Regina Myer, head of the Downtown Brooklyn Partnership, wants the utility company to sell a 3.2-acre land assemblage on River Street to a buyer willing to dedicate at least part of the property to public access.
While evaluating offers for the three land parcels, Myer urged Con-Ed to give preference to bids that include an open-space component and “avoid the failures of other privately built public spaces,” according to an op-ed she penned for Crain’s New York last week.
“Con Edison should strongly consider bids that build on—not detract from—the momentum we are finally seeing on this stretch of the waterfront,” Myer wrote.
Con-Ed announced its plan to sell the three parcels, which spans from North Third Street south to nearly Grand Street, this past spring. Cushman & Wakefield has been hired to handle the marketing push for the redevelopment site.
With 385 feet of waterfront, the cluster provides the opportunity to continue the belt of greenspace that runs all the way to the Williamsburg Bridge and includes Grand Ferry Park as well as the recently opened Domino Park, a six-acre concourse built by Two Trees Management in conjunction with its redevelopment of the old Domino Sugar Factory.
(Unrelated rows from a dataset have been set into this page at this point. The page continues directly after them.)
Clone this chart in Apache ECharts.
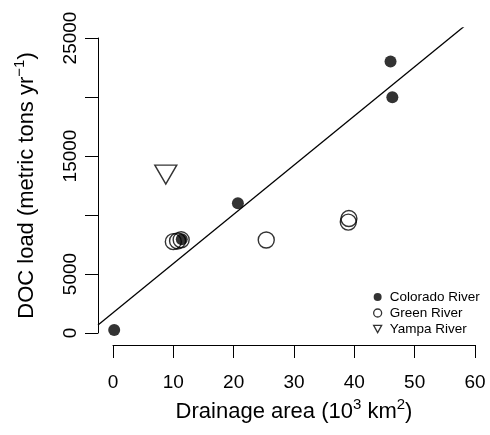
<!DOCTYPE html>
<html><head><meta charset="utf-8">
<script src="https://cdn.jsdelivr.net/npm/echarts@6/dist/echarts.min.js"></script>
<style>html,body{margin:0;padding:0;background:#fff}#c{width:490px;height:435px}</style>
</head><body><div id="c"></div>
<script>
// Data
const coloradoX = [0.2, 11.4, 20.7, 46.0, 46.3];
const coloradoY = [250, 7940, 10990, 23000, 19970];
const greenX = [10.0, 10.7, 11.3, 25.4, 39.1, 39.0];
const greenY = [7740, 7800, 7900, 7880, 9700, 9400];
const yampaX = [8.75];
const yampaY = [13430];
const xTickLabels = ['0','10','20','30','40','50','60'];
const yTickLabels = ['0','5000','15000','25000'];
// fitted regression line (intercept, slope)
const fitIntercept = 1716, fitSlope = 417;
// plot-region extent (R-style 4% padding) used to clip the fit line
const regionX = [-2.486, 62.486];
const regionY = [-1017, 25847];

const FONT = 'Liberation Sans, Arial, Helvetica, sans-serif';
const zip = (xs, ys) => xs.map((x, i) => [x, ys[i]]);
const fitLine = regionX.map(x => [x, fitIntercept + fitSlope * x]);
const triPath = 'path://M0,0 L22,0 L11,19 Z';
const richTitle = {
  n: {fontSize: 22, fontFamily: FONT, color: '#000', lineHeight: 30},
  s: {fontSize: 15, fontFamily: FONT, color: '#000', verticalAlign: 'top', lineHeight: 15}
};

const chart = echarts.init(document.getElementById('c'), null, {renderer: 'canvas'});
chart.setOption({
  animation: false,
  backgroundColor: '#fff',
  textStyle: {fontFamily: FONT},
  grid: [
    {left: 113, right: 15, top: 38, bottom: 102, containLabel: false},
    {left: 98, right: 0, top: 28, bottom: 90, containLabel: false}
  ],
  xAxis: [{
    type: 'value', gridIndex: 0, min: 0, max: 60, interval: 10, offset: 12,
    axisLine: {show: true, onZero: false, lineStyle: {color: '#000', width: 1}},
    axisTick: {show: true, length: 13, lineStyle: {color: '#000', width: 1}},
    splitLine: {show: false},
    axisLabel: {color: '#000', fontSize: 19, fontFamily: FONT, margin: 28,
      formatter: v => xTickLabels.includes(String(v)) ? String(v) : ''},
    name: '{n|Drainage area (10}{s|3}{n| km}{s|2}{n|)}',
    nameLocation: 'middle', nameGap: 52,
    nameTextStyle: {color: '#000', fontSize: 22, fontFamily: FONT, rich: richTitle}
  }, {
    type: 'value', gridIndex: 1, min: regionX[0], max: regionX[1], show: false,
    splitLine: {show: false}
  }],
  yAxis: [{
    type: 'value', gridIndex: 0, min: 0, max: 25000, interval: 5000, offset: 15,
    axisLine: {show: true, onZero: false, lineStyle: {color: '#000', width: 1}},
    axisTick: {show: true, length: 13, lineStyle: {color: '#000', width: 1}},
    splitLine: {show: false},
    axisLabel: {color: '#000', fontSize: 19, fontFamily: FONT, margin: 18, rotate: 90,
      formatter: v => yTickLabels.includes(String(v)) ? String(v) : ''},
    name: '{n|DOC load (metric tons yr}{s|\u22121}{n|)}',
    nameLocation: 'middle', nameGap: 56, nameRotate: 90,
    nameTextStyle: {color: '#000', fontSize: 22, fontFamily: FONT, rich: richTitle}
  }, {
    type: 'value', gridIndex: 1, min: regionY[0], max: regionY[1], show: false,
    splitLine: {show: false}
  }],
  legend: {
    orient: 'vertical', left: 373, top: 289, padding: 0, itemWidth: 8, itemHeight: 8, itemGap: 0,
    textStyle: {color: '#000', fontSize: 13.5, fontFamily: FONT, lineHeight: 16, padding: [0,0,0,3]},
    selectedMode: false,
    data: [
      {name: 'Colorado River', icon: 'circle', itemStyle: {color: '#000', borderWidth: 0}},
      {name: 'Green River', icon: 'circle', itemStyle: {color: '#fff', borderColor: '#000', borderWidth: 1.3}},
      {name: 'Yampa River', icon: 'path://M0,0 L10,0 L5,9 Z', itemStyle: {color: '#fff', borderColor: '#000', borderWidth: 1.3}}
    ]
  },
  series: [
    {name: 'fit', type: 'line', xAxisIndex: 1, yAxisIndex: 1, data: fitLine, clip: true,
      showSymbol: false, silent: true, lineStyle: {color: '#000', width: 1.3}, z: 3},
    {name: 'Colorado River', type: 'scatter', data: zip(coloradoX, coloradoY), clip: false,
      symbol: 'circle', symbolSize: 12, itemStyle: {color: '#000'}, z: 2},
    {name: 'Green River', type: 'scatter', data: zip(greenX, greenY), clip: false,
      symbol: 'circle', symbolSize: 16,
      itemStyle: {color: 'rgba(0,0,0,0)', borderColor: '#000', borderWidth: 1.4}, z: 2},
    {name: 'Yampa River', type: 'scatter', data: zip(yampaX, yampaY), clip: false,
      symbol: triPath, symbolSize: [22, 19],
      itemStyle: {color: 'rgba(0,0,0,0)', borderColor: '#000', borderWidth: 1.4}, z: 2}
  ]
});
</script></body></html>
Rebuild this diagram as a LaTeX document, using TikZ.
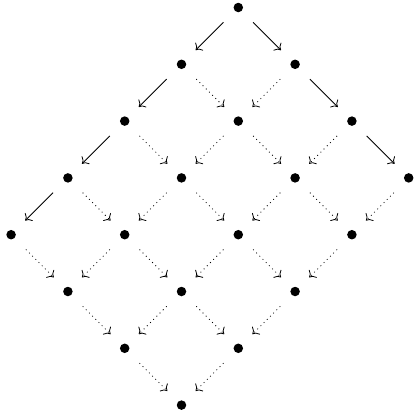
\documentclass[tikz,border=0pt]{standalone}
\usetikzlibrary{arrows.meta}
\begin{document}
\begin{tikzpicture}[x=1pt,y=-1pt,
  dot/.style={circle,fill,inner sep=0pt,minimum size=9.5pt},
  edge/.style={line width=0.8pt,-{To[length=5.5pt,width=11pt]},shorten <=16pt,shorten >=15pt},
  solidedge/.style={edge},
  dottededge/.style={edge,dash pattern=on 0.9pt off 3.6pt}]
\useasboundingbox (0,0) rectangle (413,415);
\foreach \i in {0,...,4} {
  \foreach \j in {0,...,3} {
    \node[dot] (n-\i-\j) at ({238.3-56.8*\i+56.8*\j},{7.5+56.8*\i+56.8*\j}) {};
  }
}
\foreach \i in {0,...,4} {
  \foreach \j in {0,...,3} {
    \pgfmathtruncatemacro{\ni}{\i+1}
    \pgfmathtruncatemacro{\nj}{\j+1}
    \ifnum\i<4
      \ifnum\j=0
        \draw[solidedge] (n-\i-\j) -- (n-\ni-\j);
      \else
        \draw[dottededge] (n-\i-\j) -- (n-\ni-\j);
      \fi
    \fi
    \ifnum\j<3
      \ifnum\i=0
        \draw[solidedge] (n-\i-\j) -- (n-\i-\nj);
      \else
        \draw[dottededge] (n-\i-\j) -- (n-\i-\nj);
      \fi
    \fi
  }
}
\end{tikzpicture}
\end{document}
Myer pointed to the Two Trees project as a potential template for Con-Ed and its would-be suitors to follow.
“While some were skeptical that a private developer could deliver a truly public park that addresses the priorities of the community, Domino Park shows that private entities can produce world-class public spaces if they take the time to integrate neighborhood objectives, establish a strong long-term maintenance plan and prioritize smart urban design,” Myer wrote.
She noted that several public-private open space projects have fallen flat since the Williamsburg-Greenpoint waterfront was rezoned in 2005. She did not identify specific undertakings but she said some have been disjointed and uninviting to the communities they were supposed to connect with the East River.
Con-Ed spokesman Allan Drury said the agency decided to sell the property because it is no longer needed for its energy operations.
Drury also said Con-Ed cannot cherry pick who it sells property to, so it has no say over how the land will be used in the future.
“When we sell a property, we do so through a transparent, equitable process that provides opportunity to all potential buyers,” he said in an email. “We do not and cannot give preferential treatment.”
Whoever buys the site can build 285,000 s/f as of right on the three properties—which include a 19,000 s/f slice of land next to the New York Power Authority’s natural gas facility at the corner of Grand and River Streets.
Although zoned for industrial use, the sites are eligible for a residential conversion that could, reportedly, increase the buildable square feet to 1.5 million. Cushman & Wakefield Vice Chairman Stephen Palmese, the lead agent on the sale, did not return a request for comment.
Drury said once the sale is complete, the New York State Public Service Commission will determine the use of the proceeds.